UK online gambling operator Bet365 earned profits of £148m in its fiscal year ending March 31, 2013, a 35% improvement over the previous year’s total. The privately-held Stoke-based company’s operating profits actually rose 54% to £179m, but the company was hit with a £30.9m bill stemming from its controlling interest in the struggling Stoke City football club. Understandably, Bet365 CEO Denise Coates stated that the company was “committed … to reduce the club’s reliance on the group” in order to make the club more self-sufficient.
Online betting turnover during Bet365’s fiscal year nearly topped the £20b mark, a dramatic improvement over the previous year’s £12.4b. The turnover total was more than the combined tallies posted by rivals William Hill and Ladbrokes, and nearly four times Paddy Power’s £5.7b. Unlike most of its rivals’ online operations, Bet365 has never fled the UK for more favorable tax regimes, and the decision to keep its headquarters in the UK led to it having to ante up corporation tax of £31m. Bet365’s employee ranks swelled nearly 19% to 2,500 over the past 12 months, but the company is currently sitting on £430m in cash reserves, so making payroll – even that earned by pitchman Ray Winstone (pictured at right) – shouldn’t be an issue.

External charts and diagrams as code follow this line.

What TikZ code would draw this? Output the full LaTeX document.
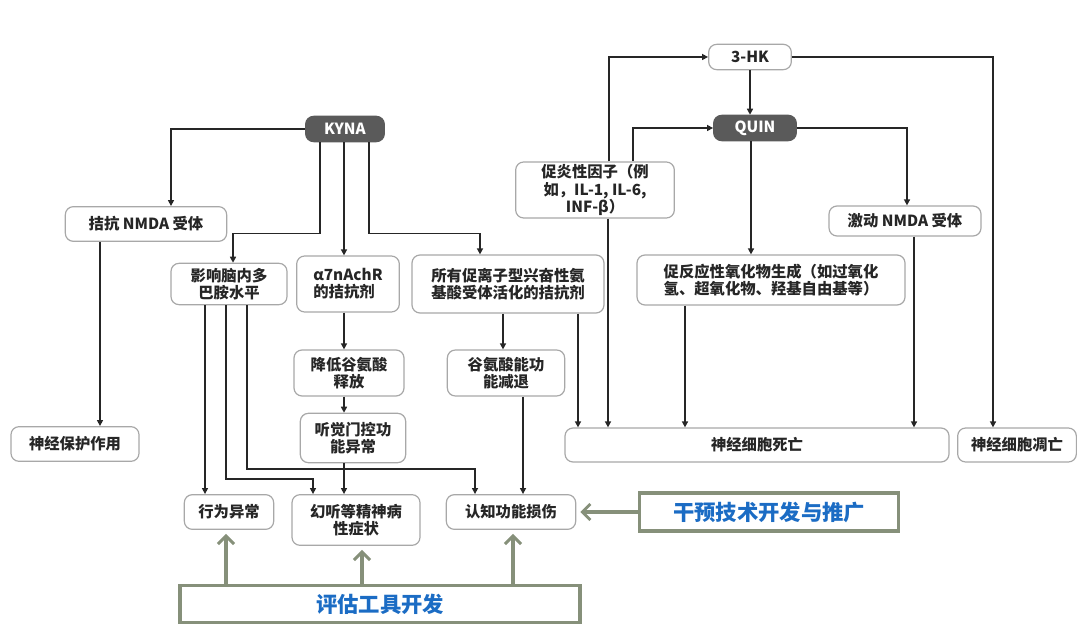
\documentclass[tikz,border=0pt]{standalone}
\usepackage{fontspec}
\setmainfont{Noto Sans CJK SC}
\usetikzlibrary{arrows.meta}
\usetikzlibrary{calc}

\definecolor{darkfill}{HTML}{5A5A5A}
\definecolor{boxgray}{HTML}{A8A8A8}
\definecolor{textdark}{HTML}{262626}
\definecolor{olive}{HTML}{86907A}
\definecolor{toolblue}{HTML}{1B6CC4}

\begin{document}
\begin{tikzpicture}
    [x=0.75pt, y=-0.75pt,
     box/.style={rectangle, rounded corners=6pt, draw=boxgray, line width=0.9pt, fill=white, text=textdark,
                 font=\bfseries\fontsize{11.5}{12.8}\selectfont, align=center, inner sep=2pt},
     dark/.style={box, draw=darkfill, fill=darkfill, text=white},
     tool/.style={rectangle, draw=olive, line width=2.6pt, text=toolblue, font=\bfseries\fontsize{16}{18}\selectfont},
     arr/.style={-{Triangle[length=4.5pt, width=4.5pt]}, line width=1.1pt, draw=black!85},
     garr/.style={-{Straight Barb[length=6pt, width=12pt, line width=2.2pt]}, line width=2.6pt, draw=olive}]

    \useasboundingbox (0,0) rectangle (1080,630);

    % kynurenic acid branch
    \node [dark, minimum width=59pt, minimum height=19pt] (kyna) at (345,129) {KYNA};
    \node [box, minimum width=121pt, minimum height=26pt] (nmda) at (146,224) {拮抗 NMDA 受体};
    \node [box, minimum width=96pt, minimum height=26pt] (protect) at (75,444) {神经保护作用};
    \node [box, minimum width=87pt, minimum height=31pt] (dopa) at (229,284) {影响脑内多\\巴胺水平};
    \node [box, minimum width=77pt, minimum height=42pt, align=left] (a7) at (348,284) {α7nAchR\\的拮抗剂};
    \node [box, minimum width=144pt, minimum height=43.5pt] (iglu) at (508,284) {所有促离子型兴奋性氨\\基酸受体活化的拮抗剂};
    \node [box, minimum width=82.5pt, minimum height=34.5pt] (lower) at (349,373) {降低谷氨酸\\释放};
    \node [box, minimum width=88pt, minimum height=34.5pt] (gluhypo) at (506,373) {谷氨酸能功\\能减退};
    \node [box, minimum width=79pt, minimum height=37pt] (gate) at (353,438) {听觉门控功\\能异常};
    \node [box, minimum width=67pt, minimum height=26pt] (behav) at (229,512) {行为异常};
    \node [box, minimum width=96pt, minimum height=38pt] (halluc) at (356,520) {幻听等精神病\\性症状};
    \node [box, minimum width=97pt, minimum height=26pt] (cogn) at (511,512) {认知功能损伤};

    % quinolinic acid branch
    \node [box, minimum width=62pt, minimum height=19pt] (hk) at (750,57) {3-HK};
    \node [dark, minimum width=62pt, minimum height=19pt] (quin) at (755,128) {QUIN};
    \node [box, minimum width=119pt, minimum height=42pt] (infl) at (595,190) {促炎性因子（例\\如，IL-1, IL-6,\\INF-β）};
    \node [box, minimum width=114pt, minimum height=22.5pt] (agon) at (905,221) {激动 NMDA 受体};
    \node [box, minimum width=201pt, minimum height=37.5pt, align=left] (ros) at (771,280) {促反应性氧化物生成（如过氧化\\氢、超氧化物、羟基自由基等）};
    \node [box, minimum width=288pt, minimum height=25.5pt] (death) at (757,445) {神经细胞死亡};
    \node [box, minimum width=89pt, minimum height=25.5pt] (apopt) at (1017,445) {神经细胞凋亡};

    % tools
    \node [tool, minimum width=300pt, minimum height=28pt] (assess) at (380,604) {评估工具开发};
    \node [tool, minimum width=194pt, minimum height=28.5pt] (interv) at (769,512) {干预技术开发与推广};

    \draw [arr] (kyna.west) -| ($(nmda.north)+(25,0)$);
    \draw [arr] ($(kyna.south)+(-25,0)$) -- ++(0,91) -| ($(dopa.north)+(4,0)$);
    \draw [arr] ($(kyna.south)+(-1,0)$) -- ($(a7.north)+(-4,0)$);
    \draw [arr] ($(kyna.south)+(24,0)$) -- ++(0,91) -| ($(iglu.north)+(-28,0)$);
    \draw [arr] ($(nmda.south)+(-46,0)$) -- ($(protect.north)+(25,0)$);

    \draw [arr] ($(dopa.south)+(-24,0)$) -- ($(behav.north)+(-24,0)$);
    \draw [arr] ($(dopa.south)+(-3,0)$) |- ($(halluc.north)+(-43,-15)$) -- ($(halluc.north)+(-43,0)$);
    \draw [arr] ($(dopa.south)+(18,0)$) |- ($(cogn.north)+(-36,-25)$) -- ($(cogn.north)+(-36,0)$);

    \draw [arr] ($(a7.south)+(-4,0)$) -- ($(lower.north)+(-5,0)$);
    \draw [arr] ($(lower.south)+(-5,0)$) -- ($(gate.north)+(-9,0)$);
    \draw [arr] ($(gate.south)+(-9,0)$) -- ($(halluc.north)+(-12,0)$);
    \draw [arr] ($(iglu.south)+(-5,0)$) -- ($(gluhypo.north)+(-3,0)$);
    \draw [arr] ($(iglu.south)+(70,0)$) -- ($(death.north)+(-179,0)$);
    \draw [arr] ($(gluhypo.south)+(17,0)$) -- ($(cogn.north)+(12,0)$);

    \draw [arr] ($(infl.north)+(14,0)$) |- (hk.west);
    \draw [arr] ($(infl.north)+(38,0)$) |- (quin.west);
    \draw [arr] ($(infl.south)+(13,0)$) -- ($(death.north)+(-149,0)$);
    \draw [arr] (hk.south) -- ($(quin.north)+(-5,0)$);
    \draw [arr] (hk.east) -| ($(apopt.north)+(-24,0)$);
    \draw [arr] (quin.east) -| ($(agon.north)+(2,0)$);
    \draw [arr] ($(quin.south)+(-4,0)$) -- ($(ros.north)+(-20,0)$);
    \draw [arr] ($(ros.south)+(-86,0)$) -- ($(death.north)+(-72,0)$);
    \draw [arr] ($(agon.south)+(9,0)$) -- ($(death.north)+(157,0)$);

    \draw [garr, shorten >=3pt] ($(assess.north)+(-154,0)$) -- ($(behav.south)+(-3,0)$);
    \draw [garr, shorten >=3pt] ($(assess.north)+(-18,0)$) -- ($(halluc.south)+(6,0)$);
    \draw [garr, shorten >=3pt] ($(assess.north)+(133,0)$) -- ($(cogn.south)+(2,0)$);
    \draw [garr, shorten >=3pt] (interv.west) -- (cogn.east);
\end{tikzpicture}
\end{document}
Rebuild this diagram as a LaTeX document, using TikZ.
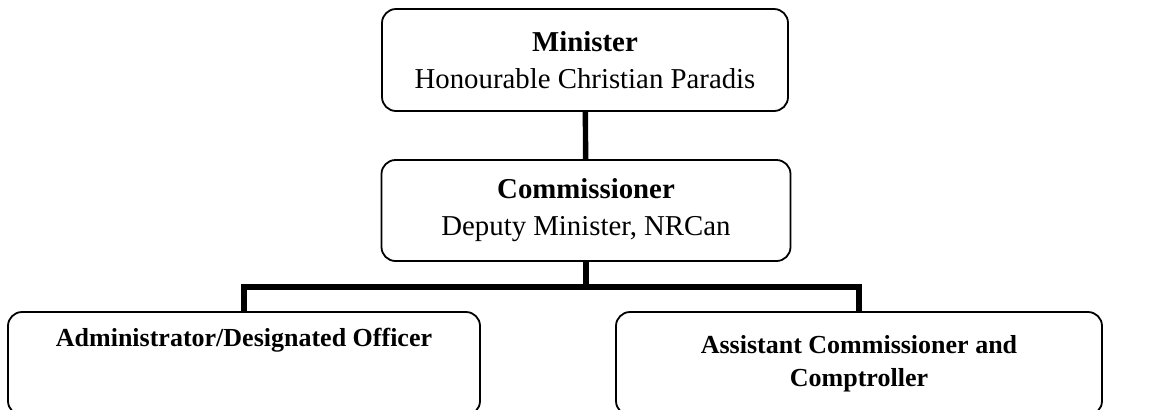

As a private company, Bet365 isn’t prone to oversharing its financial data, but Coates said total revenue had risen 44% over the year. Outside sports betting, poker revenue was up 10%, bingo rose 25% and casino increased by 35%. Active users topped 2m, while sign-ups topped 2.7m and net depositors hit 1.3m. Mobile continues to be a star performer for Bet365, with turnover up 150% and revenues up 158%. Suffice it to say, Coates well deserved the £5.4m in pay and bonuses she collected last year, in addition to half of the total £15m in dividends the company disbursed, with father Peter and brother John receiving the lion’s share of the remainder.